Mataram, 15/9 (Antara) - Provinsi Nusa Tenggara Barat menyandang status sebagai daerah lumbung pangan karena mampu memproduksi beras jauh melebihi kebutuhan masyarakatnya.

Data Badan Pusat Statistik Nusa Tenggara Barat (NTB) mencatat produksi padi di daerah itu mencapai 2,1 juta ton pada 2014, sedangkan kebutuhan masyarakat setengah dari hasil produksi, sehingga kelebihannya sebagian dikirim ke daerah lain oleh Badan Urusan Logistik (Bulog) Divisi Regional (Divre) NTB, seperti Bali, Jakarta, dan Nusa Tenggara Timur (NTT).

Selain itu, para pengusaha dari provinsi lain, seperti Bali, Jawa Timur, Jawa Tengah, juga membeli gabah dan beras hasil produksi petani di NTB, untuk memenuhi kebutuhan di daerahnya.

Namun, predikat sebagai lumbung pangan nasional tidak menjamin masyarakat NTB yang mayoritas petani bisa meningkat kesejahteraannya dan keluar dari garis kemiskinan.

BPS NTB merilis jumlah penduduk miskin pada Maret 2015 mencapai 823.890 orang, bertambah sebanyak 7.260 orang atau sebesar 0,05 persen dibandingkan dengan jumlah penduduk miskin pada September 2014 sebanyak 816.620 orang.

Selama periode September 2014 - Maret 2015, penduduk miskin di daerah perkotaan bertambah sekitar 6.570 orang atau dari 385.310 orang pada September 2014 menjadi 391.880 orang pada Maret 2015.

Begitu pula di daerah perdesaan penduduk miskin bertambah sebanyak 0,69 ribu orang atau dari 431.310 orang pada September 2014 menjadi 432.010 orang pada Maret 2015.

"Penduduk miskin di daerah perkotaan pada September 2014 sebesar 19,17 persen, bertambah menjadi 19,24 persen pada Maret 2015. Begitu pula untuk penduduk miskin di daerah perdesaan bertambah, yaitu dari 15,52 persen pada September 2014 menjadi 15,53 persen pada Maret 2015," kata Kepala BPS NTB Wahyudin ketika menyampaikan data kondisi kemiskinan masyarakat NTB, di Mataram, Selasa (15/9).

Untuk mengukur kemiskinan, BPS menggunakan konsep kemampuan memenuhi kebutuhan dasar (basic needs approach).
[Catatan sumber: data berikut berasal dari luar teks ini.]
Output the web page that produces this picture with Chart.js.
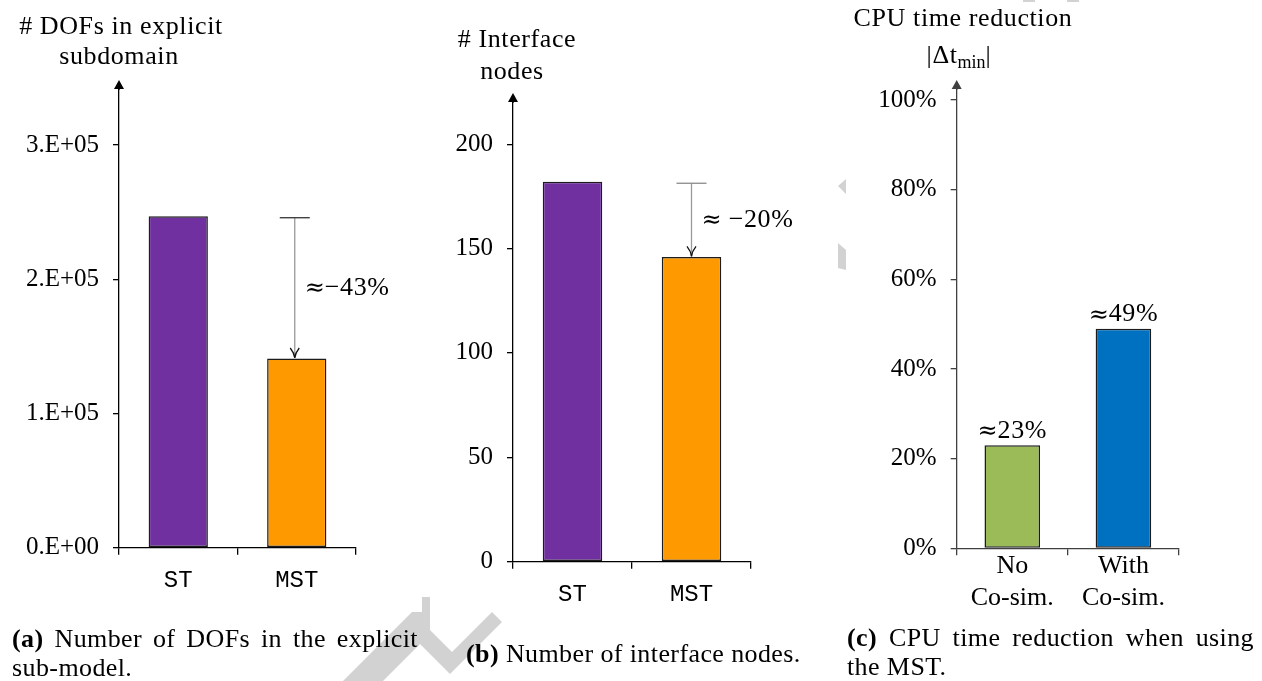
<!DOCTYPE html>
<html>
<head>
<meta charset="utf-8">
<script src="https://cdn.jsdelivr.net/npm/chart.js@4.4.1/dist/chart.umd.min.js"></script>
<style>
  html, body { margin: 0; padding: 0; background: #fff; }
  body { width: 1262px; height: 681px; position: relative; overflow: hidden;
         font-family: "Liberation Serif", serif; color: #000; }
  svg.wm { position: absolute; left: 0; top: 0; }
  canvas.panel { position: absolute; top: 0; }
  .t { position: absolute; width: 400px; text-align: center; white-space: nowrap;
       font-size: 26px; line-height: 30px; letter-spacing: 0.6px; }
  .t sub { font-size: 18px; vertical-align: -5px; line-height: 0; letter-spacing: 0; }
  .cap { position: absolute; font-size: 26px; line-height: 29px; letter-spacing: 0.4px; }
  .cap .j { text-align: justify; text-align-last: justify; }
</style>
</head>
<body>
<svg class="wm" width="1262" height="681">
  <g fill="#d2d2d2">
    <polygon points="343,681 412,612 422,612 422,597 430,597 430,630 452,652 492,612 502,622 450,674 420,644 383,681"/>
    <polygon points="838,186 846,179 846,194"/>
    <polygon points="838,243 846,250 846,270 838,268"/>
    <rect x="1023" y="0" width="12" height="2"/>
    <rect x="1067" y="0" width="12" height="2"/>
  </g>
</svg>

<canvas id="dofChart" class="panel" width="420" height="681" style="left:0px"></canvas>
<canvas id="nodeChart" class="panel" width="420" height="681" style="left:420px"></canvas>
<canvas id="cpuChart" class="panel" width="422" height="681" style="left:840px"></canvas>

<!-- axis titles -->
<div class="t" style="left:-79px;top:11px"># DOFs in explicit</div>
<div class="t" style="left:-81px;top:41px">subdomain</div>
<div class="t" style="left:317px;top:24px"># Interface</div>
<div class="t" style="left:312px;top:56px">nodes</div>
<div class="t" style="left:763px;top:3px">CPU time reduction</div>
<div class="t" style="left:759px;top:40px">|Δt<sub>min</sub>|</div>

<!-- captions -->
<div class="cap" style="left:12px;top:624px;width:406px">
  <div class="j"><b>(a)</b> Number of DOFs in the explicit</div>
  <div>sub-model.</div>
</div>
<div class="cap" style="left:466px;top:639px;width:360px">
  <div><b>(b)</b> Number of interface nodes.</div>
</div>
<div class="cap" style="left:847px;top:623px;width:407px">
  <div class="j"><b>(c)</b> CPU time reduction when using</div>
  <div>the MST.</div>
</div>

<script>
// ---- data ----
const dofCategories = ['ST', 'MST'];
const dofValues = [2.47e5, 1.41e5];
const dofTickValues = [0, 1e5, 2e5, 3e5];

const nodeCategories = ['ST', 'MST'];
const nodeValues = [182, 146];
const nodeTickValues = [0, 50, 100, 150, 200];

const cpuCategories = [['No', 'Co-sim.'], ['With', 'Co-sim.']];
const cpuValues = [23, 49];
const cpuTickValues = [0, 20, 40, 60, 80, 100];

const pairColors = ['#7030A0', '#FF9900'];
const cpuColors = ['#9BBB59', '#0070C0'];

// ---- helpers ----
function sciLabel(v) {
  if (v === 0) return '0.E+00';
  const e = Math.floor(Math.log10(v) + 1e-9);
  const m = Math.round(v / Math.pow(10, e));
  return m + '.E+' + String(e).padStart(2, '0');
}

const APPROX_FONT = '24px "DejaVu Serif"';
const TEXT_FONT = '26px "Liberation Serif"';

// draws "≈" followed by the rest of the label; align 'left' or 'center'
function drawApprox(ctx, rest, x, y, align) {
  ctx.save();
  ctx.textBaseline = 'middle';
  ctx.textAlign = 'left';
  ctx.font = APPROX_FONT;
  const w1 = ctx.measureText('≈').width;
  ctx.font = TEXT_FONT;
  ctx.letterSpacing = '0.6px';
  const w2 = ctx.measureText(rest).width;
  const x0 = align === 'center' ? x - (w1 + w2) / 2 : x;
  ctx.font = APPROX_FONT;
  ctx.letterSpacing = '0px';
  ctx.fillText('≈', x0, y + 1);
  ctx.font = TEXT_FONT;
  ctx.letterSpacing = '0.6px';
  ctx.fillText(rest, x0 + w1, y);
  ctx.restore();
}

// vertical axis ending in a filled arrow head
const axisArrow = {
  id: 'axisArrow',
  afterDraw(chart, args, o) {
    const { ctx, chartArea } = chart;
    const x = chartArea.left;
    ctx.save();
    ctx.strokeStyle = o.color;
    ctx.fillStyle = o.color;
    ctx.lineWidth = 1.3;
    ctx.beginPath();
    ctx.moveTo(x, chartArea.top + 1);
    ctx.lineTo(x, o.tip + 6);
    ctx.stroke();
    ctx.beginPath();
    ctx.moveTo(x, o.tip);
    ctx.lineTo(x - 5, o.tip + 9);
    ctx.lineTo(x + 5, o.tip + 9);
    ctx.closePath();
    ctx.fill();
    ctx.restore();
  }
};

// drop arrow from the first bar's height down to the second bar, with relative change
const dropArrow = {
  id: 'dropArrow',
  afterDatasetsDraw(chart, args, o) {
    if (!o || !o.show) return;
    const { ctx } = chart;
    const vals = chart.data.datasets[0].data;
    const meta = chart.getDatasetMeta(0);
    const ref = meta.data[0], tgt = meta.data[1];
    const x = tgt.x + (o.dx || 0);
    const y0 = ref.y + 1.5;
    const y1 = tgt.y - 0.5;
    ctx.save();
    ctx.lineWidth = 1.3;
    ctx.strokeStyle = '#9a9a9a';
    ctx.beginPath(); ctx.moveTo(x, y0); ctx.lineTo(x, y1); ctx.stroke();
    ctx.strokeStyle = o.capColor;
    ctx.beginPath(); ctx.moveTo(x - 15, y0); ctx.lineTo(x + 15, y0); ctx.stroke();
    ctx.strokeStyle = '#111';
    ctx.beginPath();
    ctx.moveTo(x - 4.5, y1 - 10);
    ctx.quadraticCurveTo(x - 0.5, y1 - 5, x, y1);
    ctx.quadraticCurveTo(x + 0.5, y1 - 5, x + 4.5, y1 - 10);
    ctx.stroke();
    ctx.restore();
    const pct = Math.round((vals[1] - vals[0]) / vals[0] * 100);
    const rest = o.sep + (pct < 0 ? '−' : '+') + Math.abs(pct) + '%';
    drawApprox(ctx, rest, x + 10, (y0 + y1) / 2, 'left');
  }
};

// value labels above bars
const valueLabels = {
  id: 'valueLabels',
  afterDatasetsDraw(chart, args, o) {
    if (!o || !o.show) return;
    const { ctx } = chart;
    const vals = chart.data.datasets[0].data;
    const meta = chart.getDatasetMeta(0);
    meta.data.forEach((bar, i) => {
      drawApprox(ctx, vals[i] + '%', bar.x, bar.y - 14, 'center');
    });
  }
};

function makePanel(id, p) {
  const tickFont = { family: 'Liberation Serif', size: 25 };
  return new Chart(document.getElementById(id), {
    type: 'bar',
    data: {
      labels: p.labels,
      datasets: [{
        data: p.values,
        backgroundColor: p.colors,
        borderColor: '#1c1c1c',
        borderWidth: 1.5,
        borderSkipped: false,
        barPercentage: 0.5,
        categoryPercentage: 1
      }]
    },
    options: {
      responsive: false,
      animation: false,
      events: [],
      layout: { padding: { left: 0, right: p.padRight, top: p.top, bottom: 0 } },
      plugins: {
        legend: { display: false },
        tooltip: { enabled: false },
        axisArrow: { tip: p.tip, color: p.axisColor },
        dropArrow: p.drop || { show: false },
        valueLabels: { show: !!p.valueLabels }
      },
      scales: {
        x: {
          offset: true,
          grid: { display: true, offset: true, drawOnChartArea: false, drawTicks: true,
                  tickLength: 7, color: p.axisColor, tickColor: p.axisColor, lineWidth: 1.3 },
          border: { display: true, color: p.axisColor, width: 1.3 },
          ticks: { font: p.xFont, color: '#000', padding: p.xPad, maxRotation: 0, autoSkip: false },
          afterFit(s) { s.height = p.xHeight; }
        },
        y: {
          min: 0,
          max: p.max,
          grid: { display: true, drawOnChartArea: false, drawTicks: true, tickLength: 6,
                  color: p.axisColor, tickColor: p.axisColor, lineWidth: 1.3 },
          border: { display: true, color: p.axisColor, width: 1.3 },
          ticks: { font: tickFont, color: '#000', padding: 14, callback: p.fmt },
          afterBuildTicks(s) { s.ticks = p.tickValues.map(v => ({ value: v })); },
          afterFit(s) { s.width = p.yWidth; }
        }
      }
    },
    plugins: [axisArrow, dropArrow, valueLabels]
  });
}

const monoFont = { family: 'Liberation Mono', size: 24, lineHeight: 1.2 };

makePanel('dofChart', {
  labels: dofCategories, values: dofValues, colors: pairColors,
  tickValues: dofTickValues, fmt: v => sciLabel(v),
  max: 3.418e5, yWidth: 119, padRight: 64, top: 89, xHeight: 133.3, tip: 80,
  axisColor: '#000', xFont: monoFont, xPad: 11.5,
  drop: { show: true, sep: '', dx: -2, capColor: '#333' }
});

makePanel('nodeChart', {
  labels: nodeCategories, values: nodeValues, colors: pairColors,
  tickValues: nodeTickValues, fmt: v => String(v),
  max: 220.2, yWidth: 93, padRight: 89, top: 102, xHeight: 119.3, tip: 93,
  axisColor: '#000', xFont: monoFont, xPad: 12,
  drop: { show: true, sep: ' ', dx: 0, capColor: '#8a8a8a' }
});

makePanel('cpuChart', {
  labels: cpuCategories, values: cpuValues, colors: cpuColors,
  tickValues: cpuTickValues, fmt: v => v + '%',
  max: 102.45, yWidth: 116.7, padRight: 83, top: 89, xHeight: 132.7, tip: 80,
  axisColor: '#404040', xFont: { family: 'Liberation Serif', size: 26, lineHeight: 32 / 26 }, xPad: -5.5,
  valueLabels: true
});
</script>
</body>
</html>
Dengan pendekatan ini, kemiskinan dipandang sebagai ketidakmampuan dari sisi ekonomi untuk memenuhi kebutuhan dasar makanan dan bukan makanan yang diukur dari sisi pengeluaran. Dengan pendekatan ini, dapat dihitung "headcount index", yaitu persentase penduduk miskin terhadap total penduduk.

Metode yang digunakan adalah menghitung garis kemiskinan (GK), yang terdiri atas dua komponen yaitu garis kemiskinan makanan (GKM) dan garis kemiskinan bukan makanan (GKBM). Penghitungan garis kemiskinan dilakukan secara terpisah untuk daerah perkotaan dan perdesaan.

Penduduk miskin adalah penduduk yang memiliki rata-rata pengeluaran per kapita per bulan dibawah garis lemiskinan.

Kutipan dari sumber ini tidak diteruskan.